Renata Mielli: A crueldade como ferramenta jornalística 

Homem se suicida pouco depois de ser humilhado por apresentador de televisão, que exibiu vídeo da tentativa frustrada de suicídio no dia anterior. Ao som da música “desça daí seu corno, desça daí, você ganhou foi galha não asas para voar”, o apresentador do programa policialesco do SBT de Londrina, Marcão do Povo, dedicou longos e repugnantes 6 minutos e 17 segundos para humilhar um homem que se pendurou num fio para tentar suicídio.

Por Renata Mielli*

Suicídio

Sem qualquer apuração, sem ética, sem responsabilidade e sem nenhum pudor, o apresentador afirma que o homem pendurado no fio era um “corno elétrico”. A “reportagem” é na verdade uma chuva de preconceito, machismo, ignorância e desrespeito.

Entre as frases vomitadas em tom jocoso por Marcão do Povo e pelo repórter Felipe Macedo estão “Você ganhou um par de chifres, não foi asas para voar”. “Você não é o único corno do Brasil”. “O cara é um corno elétrico”. “Se todo corno fosse subir em fio por levar chifre ia faltar fiação elétrica”. “A namorada estava marcando ‘tchuk tchuk’ com a vizinhança toda”. “A mulher estava soltinha, soltinha”.
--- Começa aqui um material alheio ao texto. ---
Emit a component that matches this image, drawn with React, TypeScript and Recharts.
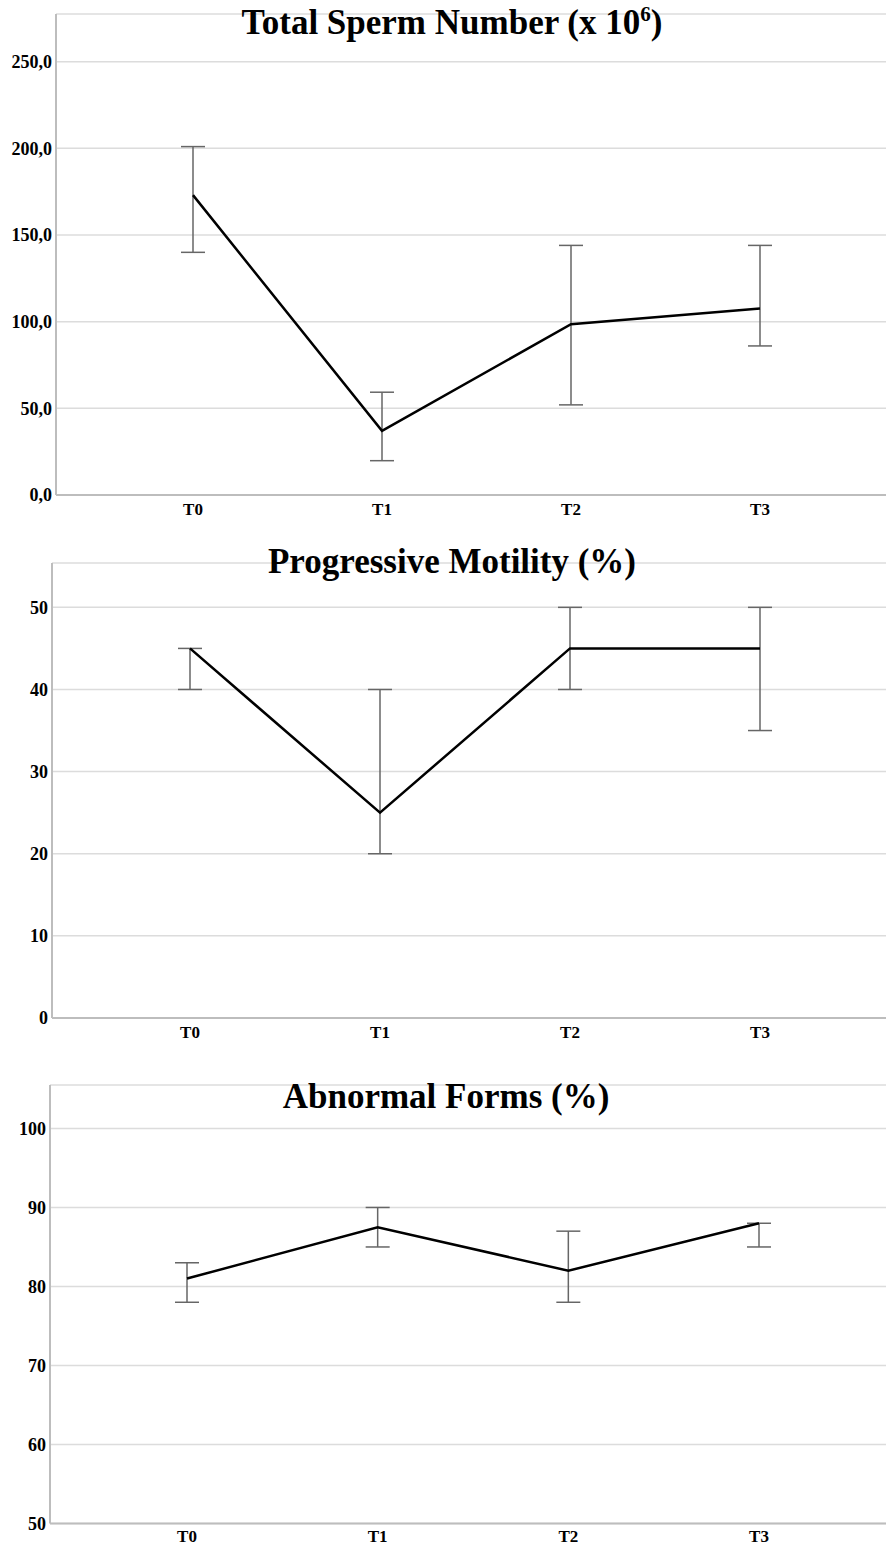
import React from 'react';
import { LineChart, Line, XAxis, YAxis, CartesianGrid, ErrorBar } from 'recharts';

const categories = ['T0', 'T1', 'T2', 'T3'];

const spermMean = [173, 37, 98.5, 107.6];
const spermLow = [140, 19.8, 52, 86];
const spermHigh = [201, 59.3, 144, 144];
const spermTicks = [0, 50, 100, 150, 200, 250];

const motilityMean = [45, 25, 45, 45];
const motilityLow = [40, 20, 40, 35];
const motilityHigh = [45, 40, 50, 50];
const motilityTicks = [0, 10, 20, 30, 40, 50];

const abnormalMean = [81, 87.5, 82, 88];
const abnormalLow = [78, 85, 78, 85];
const abnormalHigh = [83, 90, 87, 88];
const abnormalTicks = [50, 60, 70, 80, 90, 100];

const build = (mean: number[], low: number[], high: number[]) =>
  categories.map((c, i) => ({
    cat: c,
    value: mean[i],
    err: [mean[i] - low[i], high[i] - mean[i]],
  }));

const FONT = '"Liberation Serif", "Times New Roman", serif';
const tickStyle = { fontFamily: FONT, fontWeight: 700, fontSize: 18, fill: '#000' };

type PanelProps = {
  data: any[];
  top: number;
  plotTop: number;
  plotBottom: number;
  axisX: number;
  padLeft: number;
  padRight: number;
  domain: [number, number];
  ticks: number[];
  fmt?: (v: number) => string;
  xAxisHeight: number;
  xTickMargin: number;
};

function Panel(p: PanelProps) {
  const height = p.plotBottom - p.top + p.xAxisHeight;
  return (
    <div style={{ position: 'absolute', left: 0, top: p.top }}>
      <LineChart
        width={886}
        height={height}
        data={p.data}
        margin={{ top: p.plotTop - p.top, right: 0, bottom: 0, left: 0 }}
      >
        <CartesianGrid horizontal vertical={false} stroke="#dcdcdc" strokeWidth={1.5} />
        <XAxis
          dataKey="cat"
          type="category"
          interval={0}
          height={p.xAxisHeight}
          padding={{ left: p.padLeft, right: p.padRight }}
          tickLine={false}
          tickSize={0}
          tickMargin={p.xTickMargin}
          axisLine={{ stroke: '#bdbdbd', strokeWidth: 2 }}
          tick={{ ...tickStyle, fontSize: 17 }}
        />
        <YAxis
          type="number"
          width={p.axisX}
          domain={p.domain}
          ticks={p.ticks}
          allowDataOverflow
          tickLine={false}
          tickSize={0}
          tickMargin={4}
          axisLine={{ stroke: '#bdbdbd', strokeWidth: 2 }}
          tick={tickStyle}
          tickFormatter={p.fmt}
        />
        <Line
          dataKey="value"
          type="linear"
          stroke="#000"
          strokeWidth={2.5}
          dot={false}
          activeDot={false}
          isAnimationActive={false}
        >
          <ErrorBar dataKey="err" direction="y" width={12} stroke="#666" strokeWidth={1.5} />
        </Line>
      </LineChart>
    </div>
  );
}

export default function App() {
  return (
    <div
      style={{
        position: 'absolute',
        left: 0,
        top: 0,
        width: 886,
        height: 1546,
        overflow: 'hidden',
        background: '#fff',
      }}
    >
      <Panel
        data={build(spermMean, spermLow, spermHigh)}
        top={4}
        plotTop={14}
        plotBottom={495}
        axisX={56}
        padLeft={137}
        padRight={126}
        domain={[0, 277.5]}
        ticks={spermTicks}
        fmt={(v: number) => v.toFixed(1).replace('.', ',')}
        xAxisHeight={35}
        xTickMargin={8}
      />
      <Panel
        data={build(motilityMean, motilityLow, motilityHigh)}
        top={553}
        plotTop={563}
        plotBottom={1018}
        axisX={52}
        padLeft={138}
        padRight={126}
        domain={[0, 55.4]}
        ticks={motilityTicks}
        xAxisHeight={35}
        xTickMargin={8}
      />
      <Panel
        data={build(abnormalMean, abnormalLow, abnormalHigh)}
        top={1075}
        plotTop={1085}
        plotBottom={1523.5}
        axisX={50}
        padLeft={137}
        padRight={127}
        domain={[50, 105.5]}
        ticks={abnormalTicks}
        xAxisHeight={22.5}
        xTickMargin={6}
      />
      <svg
        width={886}
        height={1546}
        style={{ position: 'absolute', left: 0, top: 0, pointerEvents: 'none' }}
      >
        <g fontFamily={FONT} fontWeight={700} fontSize={35} fill="#000" textAnchor="middle">
          <text x={452} y={34}>
            Total Sperm Number (x 10
            <tspan fontSize={21} dy={-13}>6</tspan>
            <tspan dy={13}>)</tspan>
          </text>
          <text x={452} y={573}>Progressive Motility (%)</text>
          <text x={446} y={1108}>Abnormal Forms (%)</text>
        </g>
      </svg>
    </div>
  );
}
Felipe Macedo entra ao vivo dizendo que o homem teria visto uma troca de mensagens no celular da mulher com “padeiro”, “uber”, “vizinhos”, e que então resolveu se matar. Mas, na hora de se pendurar, errou o fio. “Ele foi no fio de telefone. Não deu choque nenhum. Ele escorregou, se estatelou. Não quebrou nada, nem o chifre”, disse em meio a gargalhadas.
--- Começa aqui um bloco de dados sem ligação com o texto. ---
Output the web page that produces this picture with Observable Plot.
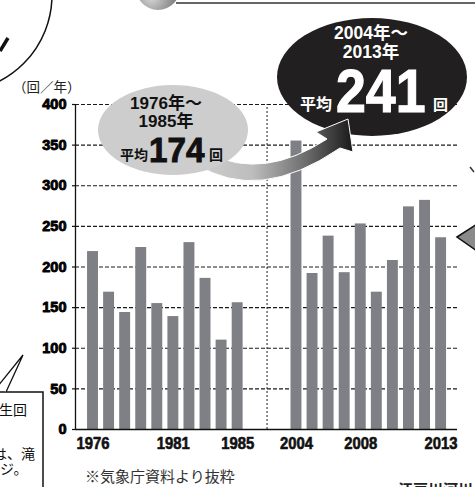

O programa foi ao ar por volta das 9 horas da manhã. O homem foi encontrado morto por volta das 11 horas. A esposa, que também foi humilhada na reportagem, disse a jornalistas que o marido sofria de depressão, estava desempregado e tinha perdido o benefício do INSS. Em sua defesa o advogado do apresentador disse que foi uma brincadeirinha e que não houve incitação ao suicídio.

Jornalistas e emissora devem ser processados

Mas o que eles chamam de brincadeirinha pode ser enquadrado nos tipos penais de crimes contra a honra – injúria, calúnia e difamação. Além disso, cometeram flagrante ilegalidade ao fazer isso numa concessão pública de televisão que, de acordo com a Constituição e com a legislação em vigor no Brasil, deveria ser usada prioritariamente para exibir programação de caráter educativo, cultural e jornalístico. O programa em questão não se enquadra em nenhum destes quesitos.

A não ser que resolvamos aceitar como natural e ético transformar o uso da crueldade como prática jornalística. A bem da verdade, uma parte da mídia já transforma o sofrimento das pessoas, os dramas, as dificuldades e doenças em espetáculo para produzir audiência. Mas o fazem à revelia da lei e da ética profissional.

Aliás, o Marcão do Povo já pode ser considerado um reincidente. Foi demitido da Record Brasília em janeiro de 2017, após ser acusado de racismo contra a cantora Ludmila durante o Balanço Geral DF. Em sua defesa, ele disse: “Eu usei uma expressão, ‘pé de macaco’, que na minha região é aquela pessoa que desdenha do próximo”, explicou. E atacou a cantora: Sobre Ludmilla, Marcão se disse ofendido. “Não devo favor nem satisfação para ela, ela que deveria pedir desculpa para mim”, disse. “Se você olhar no Código Penal ou no Google, vai ver que não cometi nada, nem injúria, nem calúnia. As pessoas se aproveitam da cor da sua pele para tirar proveito das pessoas, querem alguma coisa para sobressair em quem faz sucesso”.

Durante a cobertura da tragédia de Brumadinho, Marcão do Povo foi duramente criticado por fazer gracinha no meio das reportagens. O que não podemos, de jeito nenhum, é aceitar essas práticas de braços cruzados.

O que Marcão do Povo, Felipe Macedo e o SBT fizeram pode não ter sido o motivo inicial para que o homem tirasse a própria vida, mas certamente a humilhação e ridicularização vista na tevê, contribuiu para a segunda tentativa de suicídio que levou um homem à morte.

* Renata Mielli, jornalista, é coordenadora geral do Fórum Nacional pela Democratização da Comunicação (FNDC) e e secretária geral do Centro de Estudos da Mídia Alternativa Barão de Itararé.